A questão do território vai muito além do que as nações não indígenas entendem. Não à toa, o tema da marcha passa por ele e entende a terra como extensão dos corpos e pessoas indígenas, estabelecendo uma relação de cuidado mútuo, de subsistência. A educação escolar diferenciada é outro ponto, pois é uma conquista dos movimentos indígenas e assegura que os conhecimentos ancestrais não sejam ignorados no espaço escolar, que as especificidades de cada contexto étnico se apropriem das ferramentas educacionais e promova uma educação que respeite a diferença e ajude no diálogo e luta dos povos originários do Brasil.
Saúde indígena
A saúde indígena é também uma fonte de atenção prioritária entre as mulheres. O atendimento de saúde público qualificado e específico para as etnias é necessário e também a atenção para problemáticas atuais como a alimentação. Taurepang pontua: “Uma das coisas que nos deixam mais preocupadas é a saúde da mulher. A mulher, como os povos indígenas diminuíram a sua idade, devido à entrada de laticínios dentro das comunidades indígenas, o conservante dentro da comunidade indígena. E aí eu digo isso porque tenho um pai de 86 anos que parece ter 50. Mas hoje a gente tem uma população que começou a decair conforme os gêneros alimentícios que começaram a entrar dentro da comunidade. Então, essa questão da saúde da mulher é muito visível na questão do próprio câncer que surge nas aldeias, né? Tanto da mama como o câncer de útero. Então a gente precisa na realidade melhorar nossa saúde, mas como iremos melhorar nossa saúde se começa a entrar produtos industrializados? ”
Há outros pontos como os altos índices de suicídio, a questão da violência contra as mulheres e a intervenção muitas vezes atropelada do Estado brasileiro nesses casos, além da questão das mulheres indígenas em contextos urbanos, que fazem parte de 38% do contingente indígena brasileiro, como chama a atenção Avelin Buniacá Kambiwá, do Comitê Mineiro de apoio às causas indígenas.

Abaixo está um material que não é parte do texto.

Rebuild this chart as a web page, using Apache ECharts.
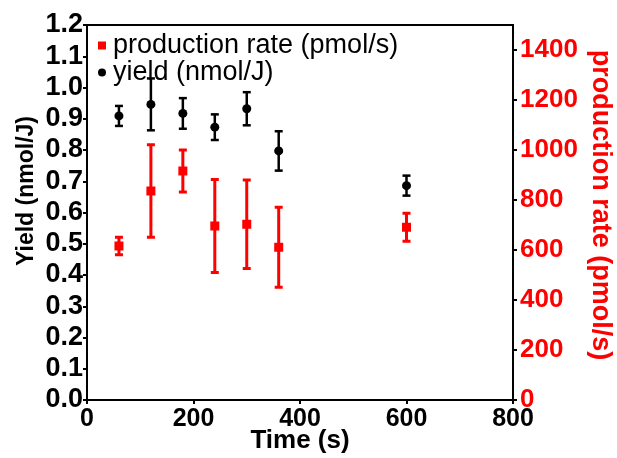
<!DOCTYPE html>
<html><head><meta charset="utf-8">
<script src="https://cdn.jsdelivr.net/npm/echarts@6/dist/echarts.min.js"></script>
<style>html,body{margin:0;padding:0;background:#fff}#c{width:617px;height:458px}</style>
</head><body><div id="c"></div>
<script>
const times = [60, 120, 180, 240, 300, 360, 600];
const yieldVals = [0.909, 0.946, 0.917, 0.873, 0.932, 0.797, 0.686];
const yieldErr = [0.032, 0.083, 0.049, 0.041, 0.053, 0.063, 0.032];
const rateVals = [616, 836, 916, 696, 703, 611, 691];
const rateErr = [35, 185, 84, 186, 177, 160, 56];
const xTicks = [0, 200, 400, 600, 800];

const FONT = 'Liberation Sans, Arial, sans-serif';
const chart = echarts.init(document.getElementById('c'), null, {renderer: 'canvas'});

function errData(vals, errs) {
  return times.map((t, i) => [t, vals[i] - errs[i], vals[i] + errs[i]]);
}
function errRender(color, lw) {
  return function (params, api) {
    const x = api.value(0);
    const lo = api.coord([x, api.value(1)]);
    const hi = api.coord([x, api.value(2)]);
    const cw = 4;
    const st = {stroke: color, lineWidth: lw};
    return {
      type: 'group',
      children: [
        {type: 'line', shape: {x1: lo[0], y1: lo[1], x2: hi[0], y2: hi[1]}, style: st},
        {type: 'line', shape: {x1: lo[0] - cw, y1: lo[1], x2: lo[0] + cw, y2: lo[1]}, style: st},
        {type: 'line', shape: {x1: hi[0] - cw, y1: hi[1], x2: hi[0] + cw, y2: hi[1]}, style: st}
      ]
    };
  };
}

chart.setOption({
  animation: false,
  backgroundColor: '#fff',
  grid: {left: 87, right: 104, top: 25, bottom: 58, show: true, borderColor: '#000', borderWidth: 2,
    containLabel: false, outerBoundsMode: 'none'},
  legend: {
    orient: 'vertical', left: 93, top: 27, itemGap: 0, itemWidth: 8, itemHeight: 8,
    textStyle: {fontFamily: FONT, fontSize: 27, color: '#000', lineHeight: 20, padding: [0, 0, 0, 2]},
    data: [
      {name: 'production rate (pmol/s)', icon: 'rect'},
      {name: 'yield (nmol/J)', icon: 'circle'}
    ]
  },
  graphic: [
    {type: 'text', x: 27, y: 191, rotation: Math.PI / 2, z: 10,
      style: {text: 'Yield (nmol/J)', font: 'bold 23px ' + FONT, fill: '#000', align: 'center', verticalAlign: 'middle'}},
    {type: 'text', x: 600, y: 205, rotation: -Math.PI / 2, z: 10,
      style: {text: 'production rate (pmol/s)', font: 'bold 27px ' + FONT, fill: '#ff0000', align: 'center', verticalAlign: 'middle'}}
  ],
  xAxis: {
    type: 'value', min: 0, max: 800, interval: 200,
    name: 'Time (s)', nameLocation: 'middle', nameGap: 28, nameMoveOverlap: false,
    nameTextStyle: {fontFamily: FONT, fontSize: 26, fontWeight: 'bold', color: '#000'},
    axisLine: {show: true, onZero: false, lineStyle: {color: '#000', width: 2}},
    axisTick: {show: true, length: 4, lineStyle: {color: '#000', width: 2}},
    axisLabel: {fontFamily: FONT, fontSize: 25, fontWeight: 'bold', color: '#000', margin: 7,
      formatter: v => xTicks.includes(v) ? String(v) : ''},
    splitLine: {show: false}
  },
  yAxis: [
    {
      type: 'value', min: 0, max: 1.2, interval: 0.1,
      axisLine: {show: true, onZero: false, lineStyle: {color: '#000', width: 2}},
      axisTick: {show: true, length: 4, lineStyle: {color: '#000', width: 2}},
      axisLabel: {fontFamily: FONT, fontSize: 27, fontWeight: 'bold', color: '#000', margin: 4,
        formatter: v => v.toFixed(1)},
      splitLine: {show: false}
    },
    {
      type: 'value', min: 0, max: 1500, interval: 200, position: 'right',
      axisLine: {show: true, onZero: false, lineStyle: {color: '#000', width: 2}},
      axisTick: {show: true, length: 4, lineStyle: {color: '#000', width: 2}},
      axisLabel: {fontFamily: FONT, fontSize: 26, fontWeight: 'bold', color: '#ff0000', margin: 7,
        showMaxLabel: false, formatter: v => (v % 200 === 0 ? String(v) : '')},
      splitLine: {show: false}
    }
  ],
  series: [
    {
      name: 'yield-err', type: 'custom', xAxisIndex: 0, yAxisIndex: 0,
      renderItem: errRender('#000', 2.5), data: errData(yieldVals, yieldErr), z: 2, silent: true
    },
    {
      name: 'rate-err', type: 'custom', xAxisIndex: 0, yAxisIndex: 1,
      renderItem: errRender('#ff0000', 3), data: errData(rateVals, rateErr), z: 2, silent: true
    },
    {
      name: 'production rate (pmol/s)', type: 'scatter', yAxisIndex: 1, symbol: 'rect', symbolSize: 9,
      itemStyle: {color: '#ff0000', opacity: 1}, z: 3,
      data: times.map((t, i) => [t, rateVals[i]])
    },
    {
      name: 'yield (nmol/J)', type: 'scatter', yAxisIndex: 0, symbol: 'circle', symbolSize: 9,
      itemStyle: {color: '#000', opacity: 1}, z: 3,
      data: times.map((t, i) => [t, yieldVals[i]])
    }
  ]
});
</script></body></html>
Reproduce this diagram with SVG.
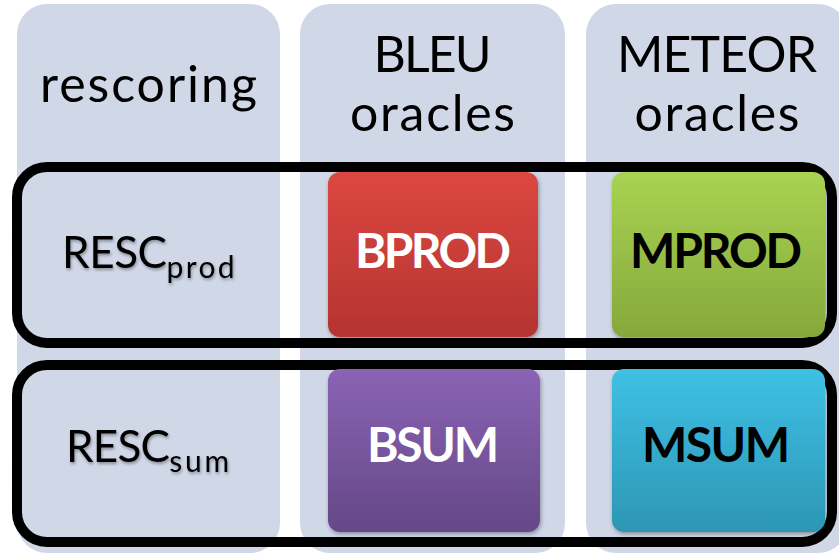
<svg xmlns="http://www.w3.org/2000/svg" width="839" height="555" viewBox="0 0 839 555">
  <defs>
    <linearGradient id="gRed" x1="0" y1="0" x2="0" y2="1">
      <stop offset="0" stop-color="#DC4740"/>
      <stop offset="1" stop-color="#B53431"/>
    </linearGradient>
    <linearGradient id="gGreen" x1="0" y1="0" x2="0" y2="1">
      <stop offset="0" stop-color="#A8D352"/>
      <stop offset="1" stop-color="#86A83B"/>
    </linearGradient>
    <linearGradient id="gPurple" x1="0" y1="0" x2="0" y2="1">
      <stop offset="0" stop-color="#8A63B4"/>
      <stop offset="1" stop-color="#654887"/>
    </linearGradient>
    <linearGradient id="gCyan" x1="0" y1="0" x2="0" y2="1">
      <stop offset="0" stop-color="#3EC1E5"/>
      <stop offset="1" stop-color="#2D96B4"/>
    </linearGradient>
    <filter id="boxShadow" x="-10%" y="-10%" width="120%" height="125%">
      <feDropShadow dx="1" dy="2" stdDeviation="2" flood-color="#000" flood-opacity="0.35"/>
    </filter>
    <filter id="textShadow" x="-10%" y="-20%" width="120%" height="150%">
      <feDropShadow dx="1" dy="2" stdDeviation="1.5" flood-color="#000" flood-opacity="0.35"/>
    </filter>
  </defs>
  <style>
    .panel { fill: #D0D8E8; }
    .frame { fill: none; stroke: #000; stroke-width: 10; }
    .head { font-family: Lato, "Liberation Sans", sans-serif; font-size: 50px; fill: #000; text-anchor: middle; }
    .row { font-family: Lato, "Liberation Sans", sans-serif; font-size: 44px; fill: #000; }
    .sub { font-size: 30px; }
    .box { filter: url(#boxShadow); }
    .lbl { font-family: Lato, "Liberation Sans", sans-serif; font-weight: bold; font-size: 48px; text-anchor: middle; }
  </style>

  <!-- column panels -->
  <g id="col-rescoring">
    <rect class="panel" x="17" y="4" width="263" height="549" rx="30"/>
    <text class="head" x="148.5" y="102" textLength="217">rescoring</text>
  </g>
  <g id="col-bleu">
    <rect class="panel" x="300" y="4" width="265" height="549" rx="30"/>
    <text class="head" x="432.5" y="72" textLength="118">BLEU</text>
    <text class="head" x="432.5" y="131" textLength="165">oracles</text>
  </g>
  <g id="col-meteor">
    <rect class="panel" x="586" y="4" width="262" height="549" rx="30"/>
    <text class="head" x="717" y="72" textLength="200">METEOR</text>
    <text class="head" x="717" y="131" textLength="165">oracles</text>
  </g>

  <!-- row groupings -->
  <g id="connectors">
    <rect class="frame" x="17" y="167" width="815" height="176" rx="30"/>
    <rect class="frame" x="17" y="365" width="815" height="177" rx="30"/>
  </g>

  <!-- row labels -->
  <g id="resc-prod" filter="url(#textShadow)">
    <text class="row" x="62" y="268"><tspan textLength="105">RESC</tspan><tspan class="sub" dy="10" textLength="68">prod</tspan></text>
  </g>
  <g id="resc-sum" filter="url(#textShadow)">
    <text class="row" x="66" y="462"><tspan textLength="104">RESC</tspan><tspan class="sub" dy="10" textLength="60">sum</tspan></text>
  </g>

  <!-- oracle boxes -->
  <g id="bprod">
    <rect class="box" x="328" y="172" width="210" height="165" rx="12" fill="url(#gRed)"/>
    <text class="lbl" x="433" y="268" fill="#FFF" textLength="156">BPROD</text>
  </g>
  <g id="mprod">
    <rect class="box" x="612" y="172" width="213" height="165" rx="12" fill="url(#gGreen)"/>
    <text class="lbl" x="716" y="268" fill="#000" textLength="172">MPROD</text>
  </g>
  <g id="bsum">
    <rect class="box" x="328" y="369" width="212" height="163" rx="12" fill="url(#gPurple)"/>
    <text class="lbl" x="433" y="462" fill="#FFF" textLength="132">BSUM</text>
  </g>
  <g id="msum">
    <rect class="box" x="612" y="369" width="213" height="163" rx="12" fill="url(#gCyan)"/>
    <text class="lbl" x="716" y="462" fill="#000" textLength="148">MSUM</text>
  </g>
</svg>
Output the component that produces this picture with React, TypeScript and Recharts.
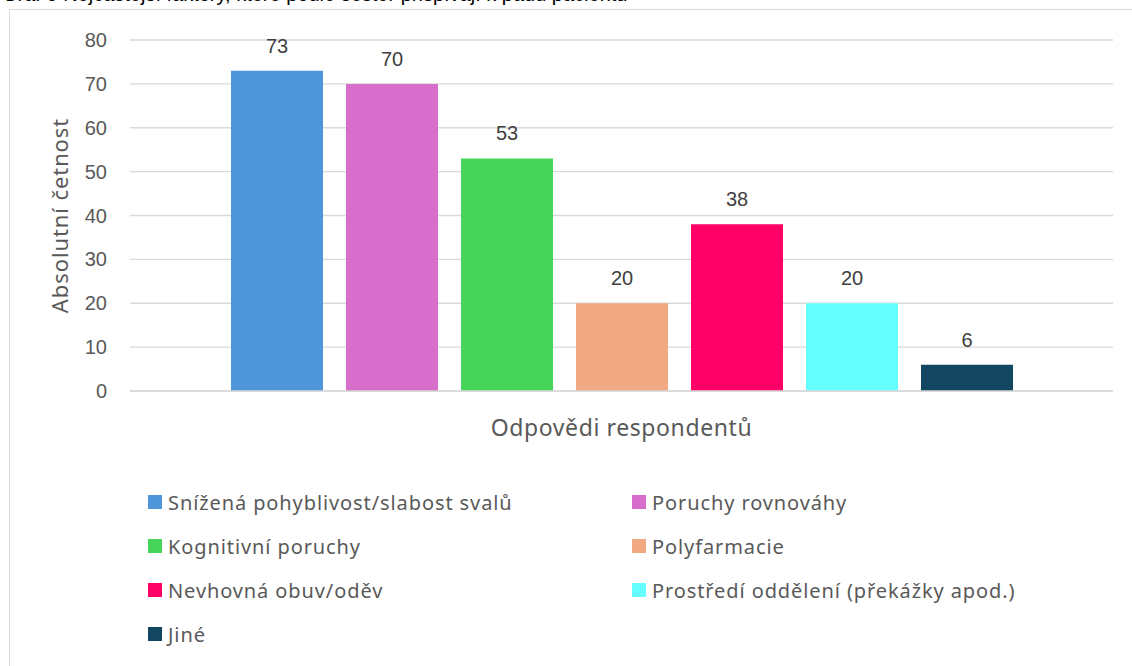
import { BarChart, Bar, XAxis, YAxis, CartesianGrid, LabelList } from 'recharts'

// data
const categories = ['Odpovědi respondentů']
const seriesNames = [
  'Snížená pohyblivost/slabost svalů',
  'Poruchy rovnováhy',
  'Kognitivní poruchy',
  'Polyfarmacie',
  'Nevhovná obuv/oděv',
  'Prostředí oddělení (překážky apod.)',
  'Jiné',
]
const seriesValues = [73, 70, 53, 20, 38, 20, 6]
const seriesColors = ['#4E95D9', '#D86ECC', '#47D45A', '#F1A983', '#FF0066', '#66FFFF', '#124661']
const yTicks = [0, 10, 20, 30, 40, 50, 60, 70, 80]
const captionText = 'Graf 9 Nejčastější faktory, které podle sester přispívají k pádu pacientů'

const data = categories.map((name) => {
  const row: Record<string, string | number> = { name }
  seriesValues.forEach((v, i) => {
    row['s' + i] = v
  })
  return row
})

const TEXT = '#595959'

export default function App() {
  return (
    <div style={{ position: 'fixed', left: 0, top: 0, width: 1132, height: 666, overflow: 'hidden', background: '#fff' }}>
      {/* caption of the document, cut off by the crop */}
      <div style={{ position: 'absolute', left: 2, top: -17, fontFamily: 'Liberation Sans, Arial, sans-serif', fontSize: 20, color: '#000', whiteSpace: 'nowrap' }}>
        {captionText}
      </div>
      {/* chart frame */}
      <div style={{ position: 'absolute', left: 9, top: 9, width: 1200, height: 700, border: '1px solid #d9d9d9', boxSizing: 'border-box' }} />

      <div style={{ position: 'absolute', left: -1, top: 0 }}>
        <BarChart
          width={1133}
          height={666}
          data={data}
          margin={{ top: 40, right: 19, bottom: 215, left: 61 }}
          barSize={92}
          barGap={23}
        >
          <CartesianGrid vertical={false} stroke="#d9d9d9" strokeWidth={1.3} />
          <XAxis
            dataKey="name"
            height={60}
            axisLine={{ stroke: '#d9d9d9', strokeWidth: 1.3 }}
            tickLine={false}
            tickSize={0}
            tickMargin={29}
            tick={{ fill: TEXT, fontSize: 23, fontFamily: 'Noto Sans, sans-serif', letterSpacing: 0.6 }}
          />
          <YAxis
            width={70}
            domain={[0, 80]}
            ticks={yTicks}
            axisLine={false}
            tickLine={false}
            tickSize={0}
            tickMargin={23}
            tick={{ fill: TEXT, fontSize: 20, fontFamily: 'Liberation Sans, Arial, sans-serif' }}
            label={{
              value: 'Absolutní četnost',
              angle: -90,
              position: 'center',
              dx: -35,
              fill: TEXT,
              fontSize: 22,
              fontFamily: 'Noto Sans, sans-serif',
              letterSpacing: 0.9,
            }}
          />
          {seriesNames.map((name, i) => (
            <Bar key={name} dataKey={'s' + i} name={name} fill={seriesColors[i]} isAnimationActive={false}>
              <LabelList
                dataKey={'s' + i}
                position="top"
                offset={18}
                fill="#404040"
                fontSize={20}
                fontFamily="Liberation Sans, Arial, sans-serif"
              />
            </Bar>
          ))}
        </BarChart>
      </div>

      {/* legend, two columns, row-major like the reference */}
      {seriesNames.map((name, i) => {
        const col = i % 2
        const row = Math.floor(i / 2)
        return (
          <div
            key={name}
            style={{
              position: 'absolute',
              left: col === 0 ? 148 : 632,
              top: 502 + row * 44 - 14,
              height: 28,
              display: 'flex',
              alignItems: 'center',
              whiteSpace: 'nowrap',
              fontFamily: 'Noto Sans, sans-serif',
              fontSize: 20,
              letterSpacing: 0.9,
              color: TEXT,
            }}
          >
            <span style={{ display: 'inline-block', width: 14, height: 14, background: seriesColors[i], marginRight: 6 }} />
            {name}
          </div>
        )
      })}
    </div>
  )
}
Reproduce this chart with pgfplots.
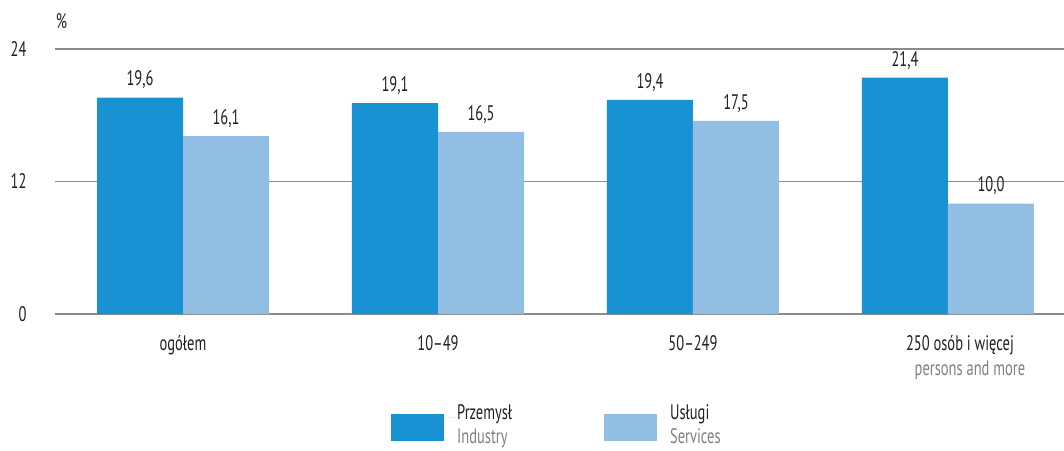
\documentclass[border=0pt]{standalone}
\usepackage{pgfplots}
\pgfplotsset{compat=1.18}
\usepackage{fontspec}
\setmainfont[FakeStretch=0.69]{PT Sans}
\usetikzlibrary{calc}
\definecolor{ind}{RGB}{25,146,211}
\definecolor{ser}{RGB}{147,190,227}
\definecolor{txt}{RGB}{35,31,32}
\definecolor{eng}{RGB}{128,128,128}
\definecolor{gridc}{RGB}{140,140,140}
\begin{document}
\begin{tikzpicture}[font=\fontsize{21}{25}\selectfont, text=txt]
\begin{axis}[name=ax,
  scale only axis, width=1009pt, height=265pt,
  ymin=0, ymax=24, xmin=-0.502, xmax=3.455,
  ytick={0,12,24}, xtick=data,
  xticklabels={ogółem, 10--49, 50--249, {250 osób i więcej\hspace*{-24pt}\\\hspace*{44pt}\textcolor{eng}{persons and more}}},
  xticklabel style={align=center, yshift=-18pt, text=txt},
  yticklabel style={xshift=-25pt, text=txt},
  ybar=0pt, bar width=86pt,
  axis line style={draw=none}, major tick length=0pt,
  ymajorgrids, grid style={gridc, line width=1.2pt},
  /pgf/number format/assume math mode=true,
  nodes near coords,
  nodes near coords style={text=txt, yshift=5pt,
    /pgf/number format/.cd, use comma, fixed, fixed zerofill, precision=1, assume math mode=true},
  clip=false,
  legend columns=2,
  legend style={draw=none, fill=none, at={(axis description cs:0.330,-0.322)}, anchor=north west,
    /tikz/every even column/.append style={column sep=92pt},
    nodes={inner sep=0pt, text=txt}},
  legend image code/.code={\fill (0pt,-24pt) rectangle (53pt,3pt); \path (53pt,0) -- (66pt,0);},
]
\addplot[fill=ind, draw=none] coordinates {(0,19.6) (1,19.1) (2,19.4) (3,21.4)};
\addlegendentry{\begin{tabular}{@{}l@{}}Przemysł\\[-1pt]\textcolor{eng}{Industry}\end{tabular}}
\addplot[fill=ser, draw=none] coordinates {(0,16.1) (1,16.5) (2,17.5) (3,10.0)};
\addlegendentry{\begin{tabular}{@{}l@{}}Usługi\\[-1pt]\textcolor{eng}{Services}\end{tabular}}
\node[text=txt] at (axis description cs:0.0064,1.104) {\%};
\end{axis}
\pgfresetboundingbox
\path[use as bounding box] ($(ax.south west)+(-55pt,-136pt)$) rectangle ($(ax.north east)+(0pt,49pt)$);
\end{tikzpicture}
\end{document}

E são elas, as mulheres, que dão a última palavra: “O foco, objetivo da marcha é dar visibilidade as ações das mulheres indígenas do Brasil, discutindo questões inerentes as suas realidades, reconhecendo esse protagonismo. E que a gente possa também dar as novas lideranças, a capacidade, a defesa e a garantia dos seus direitos humanos. A nossa resistência ela sobrevive porque estamos vivas, nós somos a resistência”, conclui Telma.